No resulta llamativo que uno de los rituales del protagonista para mantenerse en su centro sea escuchar a la banda inglesa The Smiths, donde muchas de las letras de su líder Morrissey hablan precisamente de las dificultades para encajar en la sociedad cuando eres alguien excepcional, un incomprendido pero también un narcisista. Los principales éxitos del grupo suenan a lo largo de toda la película (incluso los créditos finales cierran con el himno There is a Light that Never Goes Out). Fincher es un melómano que va dejando pistas, otro guiño musical es la camiseta que luce uno de los personajes en la que figura el logo de Sub Pop, mítico sello discográfico independiente de Seattle emparentado con la escena grunge de finales de los 80 y que incorporó a bandas como Nirvana o Soundgarden. El director vuelve a contar en esta ocasión con los músicos Trent Reznor y Atticus Ross para la banda sonora del film.
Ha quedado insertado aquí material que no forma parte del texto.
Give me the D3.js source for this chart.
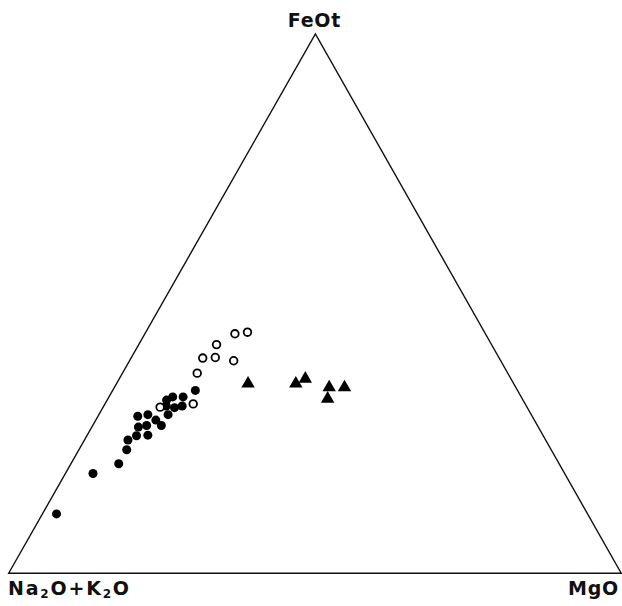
<!DOCTYPE html>
<html>
<head>
<meta charset="utf-8">
<script src="https://cdn.jsdelivr.net/npm/d3@7"></script>
<style>
  body { margin: 0; background: #fff; }
  svg { display: block; }
  .label { font-family: "DejaVu Sans", sans-serif; font-weight: bold; fill: #111; }
</style>
</head>
<body>
<div id="chart"></div>
<script>
// compositions in % : [FeOt, MgO] (Na2O+K2O = 100 - FeOt - MgO)
const filledCircles = [
  [11.0, 2.3], [18.5, 4.5], [20.3, 7.8], [22.9, 7.8], [24.7, 7.1],
  [25.5, 8.1], [25.6, 9.9], [27.1, 7.6], [27.4, 8.8], [29.1, 6.5],
  [29.4, 8.0], [28.4, 9.8], [27.4, 11.2], [29.4, 11.3], [31.0, 10.2],
  [32.7, 10.4], [32.1, 9.7], [30.7, 11.7], [31.0, 12.8], [32.7, 12.1],
  [33.9, 13.5]
];
const openCircles = [
  [30.8, 9.3], [31.4, 14.4], [37.1, 12.2], [39.9, 11.7], [40.0, 13.7],
  [42.4, 12.7], [39.4, 17.0], [44.4, 14.7], [44.7, 16.6]
];
const triangles = [
  [35.5, 21.3], [35.5, 29.1], [36.4, 30.2], [34.8, 34.9], [34.8, 37.4],
  [32.7, 35.7]
];
const apexLabels = ['Na2O+K2O', 'MgO', 'FeOt'];

const width = 622;
const height = 606;

// triangle corners in pixels
const cornerL = { x: 8.7, y: 573.2 };
const cornerR = { x: 621.2, y: 573.2 };
const cornerT = { x: 315.4, y: 34 };

const svg = d3.select('#chart').append('svg')
  .attr('width', width)
  .attr('height', height);

// ternary projection built from linear scales
const mgScale = d3.scaleLinear().domain([0, 100]).range([0, cornerR.x - cornerL.x]);
const feXScale = d3.scaleLinear().domain([0, 100]).range([0, cornerT.x - cornerL.x]);
const feYScale = d3.scaleLinear().domain([0, 100]).range([cornerL.y, cornerT.y]);

function px(d) { return cornerL.x + mgScale(d[1]) + feXScale(d[0]); }
function py(d) { return feYScale(d[0]); }

// frame
const corners = [[0, 0], [0, 100], [100, 0]];
svg.append('path')
  .attr('d', d3.line().x(px).y(py)(corners) + 'Z')
  .attr('fill', 'none')
  .attr('stroke', '#111')
  .attr('stroke-width', 1.4)
  .attr('stroke-linejoin', 'miter');

// points
svg.append('g').selectAll('circle')
  .data(filledCircles)
  .join('circle')
  .attr('cx', px)
  .attr('cy', py)
  .attr('r', 4.5)
  .attr('fill', '#000');

svg.append('g').selectAll('circle')
  .data(openCircles)
  .join('circle')
  .attr('cx', px)
  .attr('cy', py)
  .attr('r', 3.8)
  .attr('fill', '#fff')
  .attr('stroke', '#000')
  .attr('stroke-width', 1.8);

// symbolTriangle is centred on its centroid; nudge so the box centre sits on the point
const tri = d3.symbol().type(d3.symbolTriangle).size(78);
svg.append('g').selectAll('path')
  .data(triangles)
  .join('path')
  .attr('d', tri)
  .attr('transform', (d) => `translate(${px(d)},${py(d) + 1.9})`)
  .attr('fill', '#000');

// labels
svg.append('text')
  .attr('class', 'label')
  .attr('x', cornerT.x - 1)
  .attr('y', 27)
  .attr('text-anchor', 'middle')
  .attr('font-size', 19)
  .attr('letter-spacing', 0.8)
  .text(apexLabels[2]);

const alk = svg.append('text')
  .attr('class', 'label')
  .attr('x', 8)
  .attr('y', 595)
  .attr('font-size', 19)
  .attr('letter-spacing', 1.8);
alk.append('tspan').text('Na');
alk.append('tspan').attr('font-size', 12).attr('dy', 3).text('2');
alk.append('tspan').attr('dy', -3).text('O+K');
alk.append('tspan').attr('font-size', 12).attr('dy', 3).text('2');
alk.append('tspan').attr('dy', -3).text('O');

svg.append('text')
  .attr('class', 'label')
  .attr('x', 619)
  .attr('y', 595)
  .attr('text-anchor', 'end')
  .attr('font-size', 19)
  .attr('letter-spacing', 0.8)
  .text(apexLabels[1]);
</script>
</body>
</html>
Tras la brillante pero rara avis Mank (2020), El asesino recupera los tropos más característicos del cine de Fincher y supone también el reencuentro con el que fuese guionista de Seven (1995), Andrew Kevin Walker. Sin estar a la altura de aquella ni de Zodiac, resulta interesante en su desmitificación de la figura del criminal, mostrando que no se trata de una persona con unas cualidades extraordinarias sino básicamente alguien perseverante que se ciñe a una rutina concreta para lograr sus objetivos, como el que empieza con una dieta, y que como le podría ocurrir a esa misma persona, a veces flaquea, duda o se la salta. Es difícil no relacionar que Netflix esté detrás de la producción con el hecho de que por momentos el film roce lo excesivamente cool, o que se perciban otros intereses más allá de la mera libertad creativa con la aparición de logos de empresas sobradamente conocidas. No obstante la película conserva toda la esencia Fincher y eso siempre la convierte en una excelente opción.